### EXERCISE OBJECTIVE
Leave out all pictures and give back precisely the lines from the line with "Generate a Python" to the line with "regions = ['Midwest', 'Northeast', 'South', 'West']", including those two lines.

### PROVIDED DATA
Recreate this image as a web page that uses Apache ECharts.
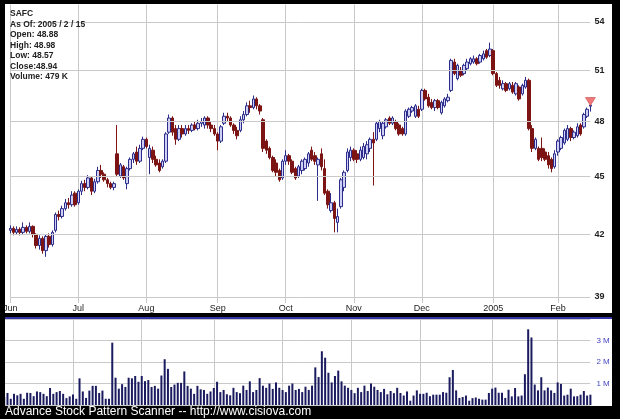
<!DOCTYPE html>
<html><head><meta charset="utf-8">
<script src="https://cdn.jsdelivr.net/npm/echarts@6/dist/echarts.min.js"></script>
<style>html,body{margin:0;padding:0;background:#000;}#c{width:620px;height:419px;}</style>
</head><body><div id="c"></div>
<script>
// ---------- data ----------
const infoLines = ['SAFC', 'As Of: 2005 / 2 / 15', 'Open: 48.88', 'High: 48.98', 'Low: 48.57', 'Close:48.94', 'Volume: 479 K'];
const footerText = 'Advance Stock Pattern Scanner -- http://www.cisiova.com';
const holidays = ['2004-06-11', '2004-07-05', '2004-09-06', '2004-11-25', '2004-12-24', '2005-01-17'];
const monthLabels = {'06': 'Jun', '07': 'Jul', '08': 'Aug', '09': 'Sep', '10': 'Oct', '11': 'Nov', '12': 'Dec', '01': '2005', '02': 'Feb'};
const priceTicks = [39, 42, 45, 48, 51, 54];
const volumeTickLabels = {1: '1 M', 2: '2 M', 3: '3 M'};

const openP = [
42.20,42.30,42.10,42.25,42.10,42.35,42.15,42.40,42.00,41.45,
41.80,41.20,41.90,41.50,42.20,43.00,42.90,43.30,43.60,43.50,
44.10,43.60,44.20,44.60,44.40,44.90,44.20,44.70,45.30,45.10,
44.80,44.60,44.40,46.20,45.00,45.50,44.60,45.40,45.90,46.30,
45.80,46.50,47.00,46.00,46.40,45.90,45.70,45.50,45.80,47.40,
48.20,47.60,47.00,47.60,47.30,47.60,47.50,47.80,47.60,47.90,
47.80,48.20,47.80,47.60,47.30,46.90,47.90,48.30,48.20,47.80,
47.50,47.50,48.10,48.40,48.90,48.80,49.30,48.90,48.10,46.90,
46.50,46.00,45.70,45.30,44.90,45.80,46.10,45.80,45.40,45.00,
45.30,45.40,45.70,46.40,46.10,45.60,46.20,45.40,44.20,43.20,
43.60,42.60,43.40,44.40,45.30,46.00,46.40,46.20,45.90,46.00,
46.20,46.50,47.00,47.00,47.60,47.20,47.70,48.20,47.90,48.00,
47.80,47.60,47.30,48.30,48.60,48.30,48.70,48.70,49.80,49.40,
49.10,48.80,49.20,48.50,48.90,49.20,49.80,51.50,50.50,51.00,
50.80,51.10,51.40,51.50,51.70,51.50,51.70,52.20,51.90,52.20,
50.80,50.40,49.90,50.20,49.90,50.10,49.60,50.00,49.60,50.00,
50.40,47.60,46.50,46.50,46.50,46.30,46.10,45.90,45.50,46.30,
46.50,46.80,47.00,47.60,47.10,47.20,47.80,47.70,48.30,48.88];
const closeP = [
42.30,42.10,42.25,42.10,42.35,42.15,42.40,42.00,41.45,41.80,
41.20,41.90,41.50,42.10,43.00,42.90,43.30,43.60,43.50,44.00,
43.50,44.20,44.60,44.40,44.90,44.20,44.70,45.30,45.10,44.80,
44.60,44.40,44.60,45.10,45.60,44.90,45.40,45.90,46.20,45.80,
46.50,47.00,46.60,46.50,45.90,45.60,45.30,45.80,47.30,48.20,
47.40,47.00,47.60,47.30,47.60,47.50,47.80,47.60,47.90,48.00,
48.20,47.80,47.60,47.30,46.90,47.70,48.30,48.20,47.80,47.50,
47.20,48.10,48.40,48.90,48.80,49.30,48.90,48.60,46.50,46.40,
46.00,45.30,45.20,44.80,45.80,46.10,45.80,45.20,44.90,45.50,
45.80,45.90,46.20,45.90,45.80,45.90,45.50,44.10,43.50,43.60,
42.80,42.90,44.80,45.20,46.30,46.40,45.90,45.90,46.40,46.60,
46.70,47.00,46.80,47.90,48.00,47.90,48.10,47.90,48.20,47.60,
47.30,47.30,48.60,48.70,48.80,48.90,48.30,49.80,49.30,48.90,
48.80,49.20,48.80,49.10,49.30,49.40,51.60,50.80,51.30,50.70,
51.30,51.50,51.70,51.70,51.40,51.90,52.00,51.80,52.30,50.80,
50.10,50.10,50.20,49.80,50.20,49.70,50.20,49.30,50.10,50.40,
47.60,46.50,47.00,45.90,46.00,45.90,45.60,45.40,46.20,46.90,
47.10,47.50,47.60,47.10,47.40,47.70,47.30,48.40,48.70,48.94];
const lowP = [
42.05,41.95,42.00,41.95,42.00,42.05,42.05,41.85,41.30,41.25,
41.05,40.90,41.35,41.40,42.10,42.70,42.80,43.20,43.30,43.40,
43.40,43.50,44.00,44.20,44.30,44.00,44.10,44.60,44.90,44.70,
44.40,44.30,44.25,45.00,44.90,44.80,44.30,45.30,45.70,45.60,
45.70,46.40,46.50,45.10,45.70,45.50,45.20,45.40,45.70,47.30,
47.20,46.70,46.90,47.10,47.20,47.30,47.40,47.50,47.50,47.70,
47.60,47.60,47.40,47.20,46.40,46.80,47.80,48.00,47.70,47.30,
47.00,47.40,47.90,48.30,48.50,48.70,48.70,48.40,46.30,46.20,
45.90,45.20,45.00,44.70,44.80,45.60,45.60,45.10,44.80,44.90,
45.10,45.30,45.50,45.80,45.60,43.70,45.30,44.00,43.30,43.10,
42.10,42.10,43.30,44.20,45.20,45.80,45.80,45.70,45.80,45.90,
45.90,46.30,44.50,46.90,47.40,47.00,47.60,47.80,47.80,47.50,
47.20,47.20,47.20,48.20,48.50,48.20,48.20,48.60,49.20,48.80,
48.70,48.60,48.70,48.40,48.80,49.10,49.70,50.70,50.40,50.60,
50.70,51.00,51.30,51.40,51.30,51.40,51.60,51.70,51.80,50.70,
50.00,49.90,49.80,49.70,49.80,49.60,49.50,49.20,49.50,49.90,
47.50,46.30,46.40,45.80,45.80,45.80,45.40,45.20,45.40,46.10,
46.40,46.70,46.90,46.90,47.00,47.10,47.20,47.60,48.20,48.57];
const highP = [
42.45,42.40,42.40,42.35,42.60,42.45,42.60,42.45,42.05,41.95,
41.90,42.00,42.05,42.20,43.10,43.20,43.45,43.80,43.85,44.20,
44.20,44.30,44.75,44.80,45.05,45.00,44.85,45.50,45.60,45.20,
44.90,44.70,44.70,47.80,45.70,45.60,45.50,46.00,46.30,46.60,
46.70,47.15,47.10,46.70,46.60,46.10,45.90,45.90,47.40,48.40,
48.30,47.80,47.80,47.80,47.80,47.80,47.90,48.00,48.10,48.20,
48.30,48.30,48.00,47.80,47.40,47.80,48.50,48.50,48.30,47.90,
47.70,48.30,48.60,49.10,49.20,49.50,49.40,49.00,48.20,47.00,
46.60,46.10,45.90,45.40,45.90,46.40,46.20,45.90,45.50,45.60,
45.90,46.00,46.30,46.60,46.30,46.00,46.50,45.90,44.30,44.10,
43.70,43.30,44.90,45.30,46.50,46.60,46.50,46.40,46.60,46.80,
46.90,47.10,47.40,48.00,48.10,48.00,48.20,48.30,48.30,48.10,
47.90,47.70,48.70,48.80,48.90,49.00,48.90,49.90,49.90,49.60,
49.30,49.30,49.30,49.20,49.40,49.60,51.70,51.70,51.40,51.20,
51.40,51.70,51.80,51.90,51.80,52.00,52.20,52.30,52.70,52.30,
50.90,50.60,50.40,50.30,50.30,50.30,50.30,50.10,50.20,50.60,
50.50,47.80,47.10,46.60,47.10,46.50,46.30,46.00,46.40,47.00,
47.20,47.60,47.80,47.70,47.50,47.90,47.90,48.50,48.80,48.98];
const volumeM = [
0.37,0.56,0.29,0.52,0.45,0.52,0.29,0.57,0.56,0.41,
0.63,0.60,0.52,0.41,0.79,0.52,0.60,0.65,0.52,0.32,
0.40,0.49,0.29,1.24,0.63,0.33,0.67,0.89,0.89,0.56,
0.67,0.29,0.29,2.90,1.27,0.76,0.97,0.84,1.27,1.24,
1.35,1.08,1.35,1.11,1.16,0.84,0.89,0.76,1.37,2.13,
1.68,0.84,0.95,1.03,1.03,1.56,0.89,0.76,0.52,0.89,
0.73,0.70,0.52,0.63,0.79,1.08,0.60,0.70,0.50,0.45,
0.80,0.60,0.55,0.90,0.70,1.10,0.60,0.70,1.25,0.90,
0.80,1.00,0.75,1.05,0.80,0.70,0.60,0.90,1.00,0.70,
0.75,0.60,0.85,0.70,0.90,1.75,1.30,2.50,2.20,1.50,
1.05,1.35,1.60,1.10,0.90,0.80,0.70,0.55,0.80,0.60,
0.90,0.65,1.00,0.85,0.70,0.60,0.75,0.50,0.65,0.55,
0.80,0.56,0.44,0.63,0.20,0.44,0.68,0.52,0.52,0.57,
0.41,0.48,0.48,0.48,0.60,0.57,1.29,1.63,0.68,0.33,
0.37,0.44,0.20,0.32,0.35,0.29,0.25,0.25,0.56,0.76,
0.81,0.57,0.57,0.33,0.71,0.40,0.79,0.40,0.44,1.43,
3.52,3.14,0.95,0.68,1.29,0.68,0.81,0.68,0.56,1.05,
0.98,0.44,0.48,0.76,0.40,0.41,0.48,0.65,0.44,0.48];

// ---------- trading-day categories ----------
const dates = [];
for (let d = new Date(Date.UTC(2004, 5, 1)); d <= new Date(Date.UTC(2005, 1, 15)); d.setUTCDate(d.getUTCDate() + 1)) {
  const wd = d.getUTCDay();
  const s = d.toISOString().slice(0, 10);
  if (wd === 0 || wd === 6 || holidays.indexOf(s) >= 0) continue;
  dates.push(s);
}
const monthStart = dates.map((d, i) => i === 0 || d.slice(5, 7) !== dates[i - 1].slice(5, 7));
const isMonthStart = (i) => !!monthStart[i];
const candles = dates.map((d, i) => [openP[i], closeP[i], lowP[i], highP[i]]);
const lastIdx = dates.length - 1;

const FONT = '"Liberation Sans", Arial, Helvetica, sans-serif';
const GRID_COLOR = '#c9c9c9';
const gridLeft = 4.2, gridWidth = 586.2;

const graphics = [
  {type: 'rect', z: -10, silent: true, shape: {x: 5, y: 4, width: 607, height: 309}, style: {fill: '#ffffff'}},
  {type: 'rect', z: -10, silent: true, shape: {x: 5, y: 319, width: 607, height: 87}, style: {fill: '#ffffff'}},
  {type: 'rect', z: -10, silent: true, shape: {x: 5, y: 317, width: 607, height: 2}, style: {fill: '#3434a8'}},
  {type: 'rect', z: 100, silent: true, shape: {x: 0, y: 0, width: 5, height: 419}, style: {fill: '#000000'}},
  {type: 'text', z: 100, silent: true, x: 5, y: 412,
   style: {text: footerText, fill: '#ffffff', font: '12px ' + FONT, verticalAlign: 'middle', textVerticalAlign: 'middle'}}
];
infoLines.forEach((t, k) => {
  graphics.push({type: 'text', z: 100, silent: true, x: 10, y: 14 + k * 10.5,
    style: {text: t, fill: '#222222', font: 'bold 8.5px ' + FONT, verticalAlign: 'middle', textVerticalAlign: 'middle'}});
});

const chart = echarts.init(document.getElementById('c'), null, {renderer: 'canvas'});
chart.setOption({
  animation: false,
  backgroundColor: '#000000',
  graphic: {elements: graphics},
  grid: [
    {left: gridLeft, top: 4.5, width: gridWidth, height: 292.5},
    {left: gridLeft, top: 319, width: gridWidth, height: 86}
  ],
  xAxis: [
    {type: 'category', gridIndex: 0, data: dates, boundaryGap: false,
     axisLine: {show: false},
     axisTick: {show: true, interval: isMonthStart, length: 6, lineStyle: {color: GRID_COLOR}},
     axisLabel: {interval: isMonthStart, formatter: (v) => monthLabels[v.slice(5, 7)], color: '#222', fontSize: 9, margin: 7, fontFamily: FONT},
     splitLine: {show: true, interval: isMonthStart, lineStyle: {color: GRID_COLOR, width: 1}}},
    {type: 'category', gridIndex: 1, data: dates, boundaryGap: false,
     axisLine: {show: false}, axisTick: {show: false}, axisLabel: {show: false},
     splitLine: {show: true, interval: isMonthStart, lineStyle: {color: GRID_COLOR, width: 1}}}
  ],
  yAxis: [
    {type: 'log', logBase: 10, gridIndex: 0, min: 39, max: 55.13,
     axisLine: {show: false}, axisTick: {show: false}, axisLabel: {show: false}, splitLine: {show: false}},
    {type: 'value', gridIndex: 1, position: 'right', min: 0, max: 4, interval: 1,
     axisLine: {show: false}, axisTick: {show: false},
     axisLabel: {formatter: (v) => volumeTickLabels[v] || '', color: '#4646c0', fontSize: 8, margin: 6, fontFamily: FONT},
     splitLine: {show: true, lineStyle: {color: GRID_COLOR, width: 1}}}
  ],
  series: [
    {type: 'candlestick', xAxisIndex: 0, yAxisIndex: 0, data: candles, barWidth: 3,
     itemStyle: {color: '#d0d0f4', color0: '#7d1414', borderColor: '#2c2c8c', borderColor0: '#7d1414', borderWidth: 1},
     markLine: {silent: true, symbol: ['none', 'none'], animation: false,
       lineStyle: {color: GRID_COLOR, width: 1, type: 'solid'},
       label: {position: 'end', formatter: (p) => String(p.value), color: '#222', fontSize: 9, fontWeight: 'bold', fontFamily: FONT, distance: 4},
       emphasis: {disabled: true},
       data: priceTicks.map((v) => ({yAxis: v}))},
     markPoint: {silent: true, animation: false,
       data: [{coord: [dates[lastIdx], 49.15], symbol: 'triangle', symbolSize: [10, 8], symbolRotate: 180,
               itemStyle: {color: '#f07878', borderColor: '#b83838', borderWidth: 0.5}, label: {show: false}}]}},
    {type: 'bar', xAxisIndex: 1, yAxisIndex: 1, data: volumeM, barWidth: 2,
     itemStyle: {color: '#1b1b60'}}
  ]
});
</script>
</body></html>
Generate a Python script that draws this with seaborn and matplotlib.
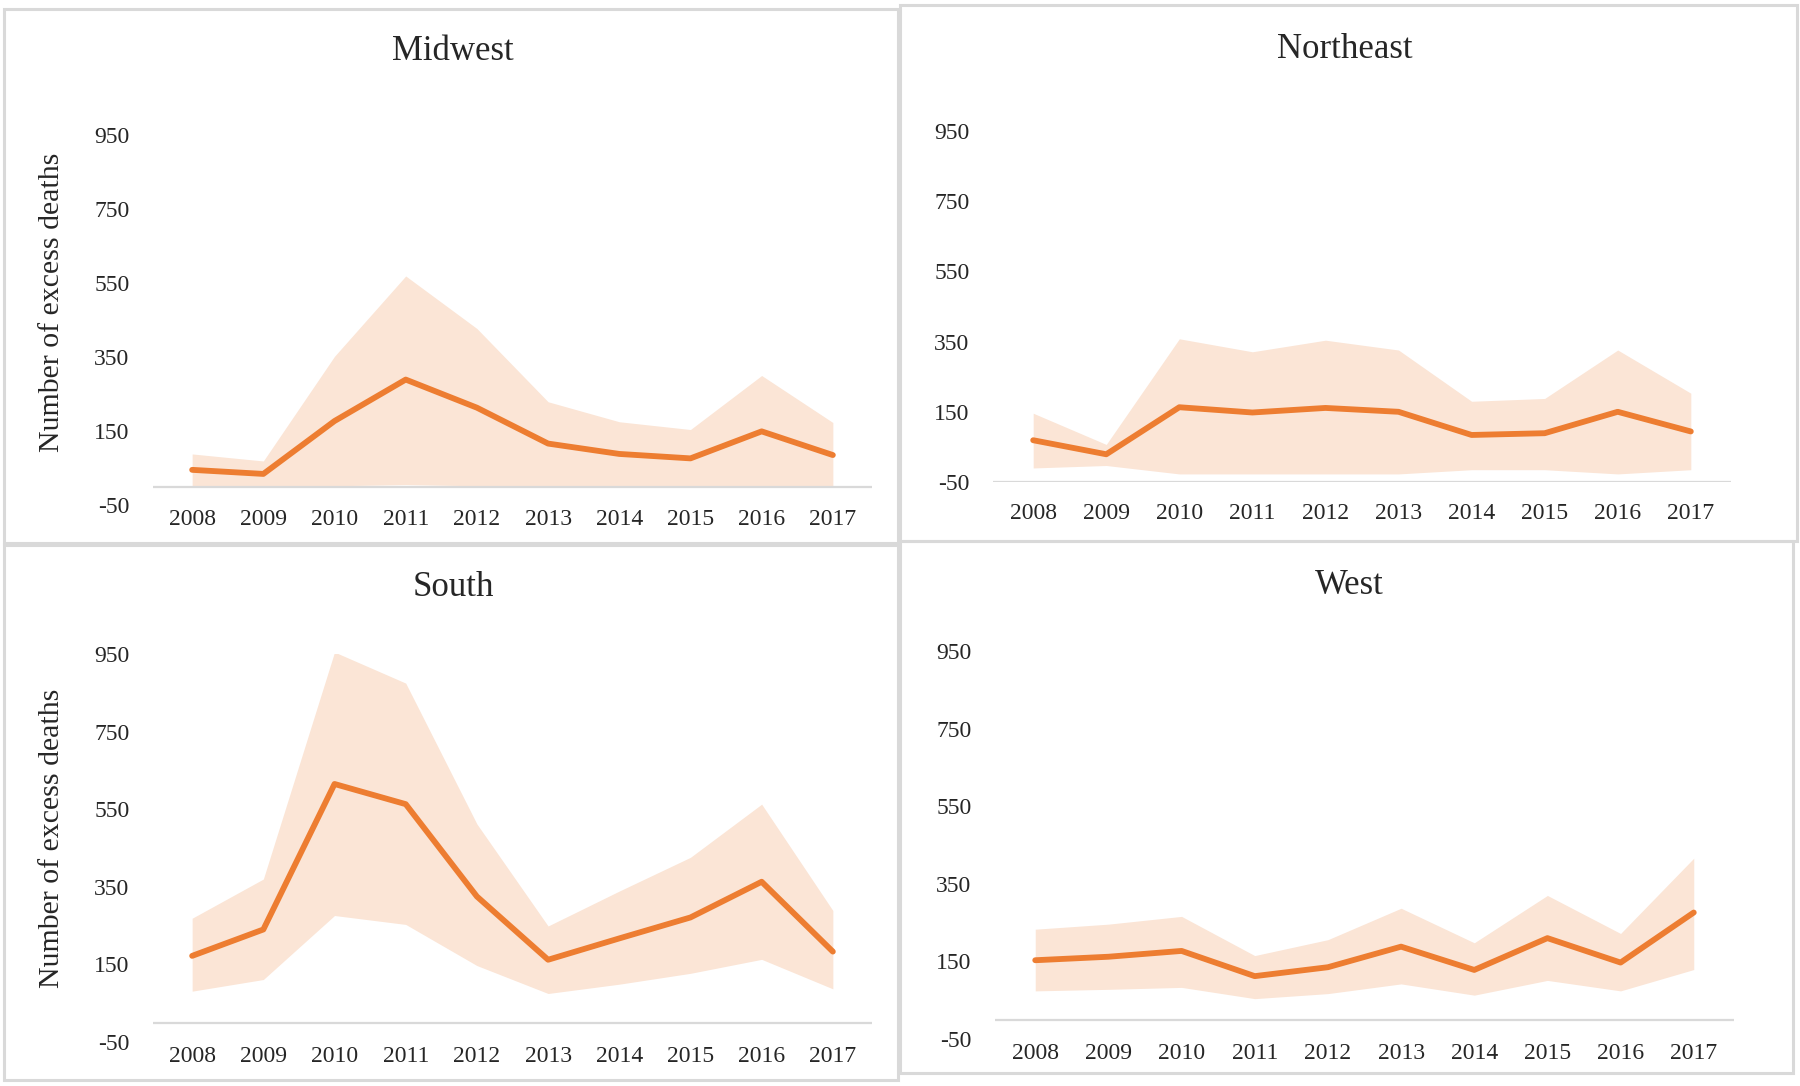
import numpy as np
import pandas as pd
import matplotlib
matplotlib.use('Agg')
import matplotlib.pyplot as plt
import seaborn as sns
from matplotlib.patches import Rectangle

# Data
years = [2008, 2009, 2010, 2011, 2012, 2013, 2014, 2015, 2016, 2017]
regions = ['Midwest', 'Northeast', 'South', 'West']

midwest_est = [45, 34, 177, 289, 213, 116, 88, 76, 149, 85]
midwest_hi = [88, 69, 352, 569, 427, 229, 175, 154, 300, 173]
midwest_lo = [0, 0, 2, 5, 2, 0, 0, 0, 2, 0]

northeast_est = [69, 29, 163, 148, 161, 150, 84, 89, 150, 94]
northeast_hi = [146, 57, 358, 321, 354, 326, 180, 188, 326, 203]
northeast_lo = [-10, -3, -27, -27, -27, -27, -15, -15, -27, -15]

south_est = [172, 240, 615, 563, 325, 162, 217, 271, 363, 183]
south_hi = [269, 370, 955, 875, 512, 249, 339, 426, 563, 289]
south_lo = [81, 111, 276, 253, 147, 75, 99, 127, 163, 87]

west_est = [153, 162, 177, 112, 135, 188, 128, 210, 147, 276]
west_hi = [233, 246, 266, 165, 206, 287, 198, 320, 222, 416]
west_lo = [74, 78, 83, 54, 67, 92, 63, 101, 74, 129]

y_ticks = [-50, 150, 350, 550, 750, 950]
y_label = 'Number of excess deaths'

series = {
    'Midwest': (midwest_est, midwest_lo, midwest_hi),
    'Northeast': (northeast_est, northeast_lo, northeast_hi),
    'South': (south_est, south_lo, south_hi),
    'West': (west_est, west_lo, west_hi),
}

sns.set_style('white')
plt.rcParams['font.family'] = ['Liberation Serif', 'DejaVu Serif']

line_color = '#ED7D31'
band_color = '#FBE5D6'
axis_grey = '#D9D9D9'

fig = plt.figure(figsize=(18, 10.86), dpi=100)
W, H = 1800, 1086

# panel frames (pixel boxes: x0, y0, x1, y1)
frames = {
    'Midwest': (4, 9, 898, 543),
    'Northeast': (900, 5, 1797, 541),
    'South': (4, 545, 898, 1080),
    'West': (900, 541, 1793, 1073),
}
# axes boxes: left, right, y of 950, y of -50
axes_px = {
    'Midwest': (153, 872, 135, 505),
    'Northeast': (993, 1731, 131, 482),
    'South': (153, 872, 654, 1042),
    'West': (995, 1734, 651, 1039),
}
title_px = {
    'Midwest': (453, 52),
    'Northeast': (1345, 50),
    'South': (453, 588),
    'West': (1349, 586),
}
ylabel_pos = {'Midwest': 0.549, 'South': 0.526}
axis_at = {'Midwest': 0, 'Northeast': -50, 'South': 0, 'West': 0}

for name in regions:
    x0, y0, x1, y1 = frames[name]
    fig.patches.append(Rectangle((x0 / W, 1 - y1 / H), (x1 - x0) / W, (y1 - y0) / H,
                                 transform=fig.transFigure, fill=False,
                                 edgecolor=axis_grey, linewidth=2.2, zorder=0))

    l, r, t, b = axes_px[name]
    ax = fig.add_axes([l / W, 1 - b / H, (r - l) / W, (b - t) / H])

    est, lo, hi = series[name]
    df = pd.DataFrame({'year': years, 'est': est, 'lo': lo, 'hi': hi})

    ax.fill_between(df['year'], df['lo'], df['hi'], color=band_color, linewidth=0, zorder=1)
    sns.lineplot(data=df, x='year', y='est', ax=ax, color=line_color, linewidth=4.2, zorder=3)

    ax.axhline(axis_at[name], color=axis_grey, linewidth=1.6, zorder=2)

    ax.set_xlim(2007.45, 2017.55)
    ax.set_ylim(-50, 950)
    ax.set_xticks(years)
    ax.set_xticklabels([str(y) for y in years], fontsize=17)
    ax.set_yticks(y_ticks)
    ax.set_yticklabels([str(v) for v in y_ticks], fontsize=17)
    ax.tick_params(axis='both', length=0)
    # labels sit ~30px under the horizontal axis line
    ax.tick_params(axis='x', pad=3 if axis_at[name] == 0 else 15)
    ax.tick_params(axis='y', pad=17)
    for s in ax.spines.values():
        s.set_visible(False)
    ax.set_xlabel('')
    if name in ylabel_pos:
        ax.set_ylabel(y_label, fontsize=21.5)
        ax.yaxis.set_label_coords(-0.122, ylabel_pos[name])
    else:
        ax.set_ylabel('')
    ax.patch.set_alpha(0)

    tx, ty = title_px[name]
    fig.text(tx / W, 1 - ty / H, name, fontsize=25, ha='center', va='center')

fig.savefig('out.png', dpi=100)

### TASK SOLUTION
Generate a Python script that draws this with seaborn and matplotlib.
import numpy as np
import pandas as pd
import matplotlib
matplotlib.use('Agg')
import matplotlib.pyplot as plt
import seaborn as sns
from matplotlib.patches import Rectangle

# Data
years = [2008, 2009, 2010, 2011, 2012, 2013, 2014, 2015, 2016, 2017]
regions = ['Midwest', 'Northeast', 'South', 'West']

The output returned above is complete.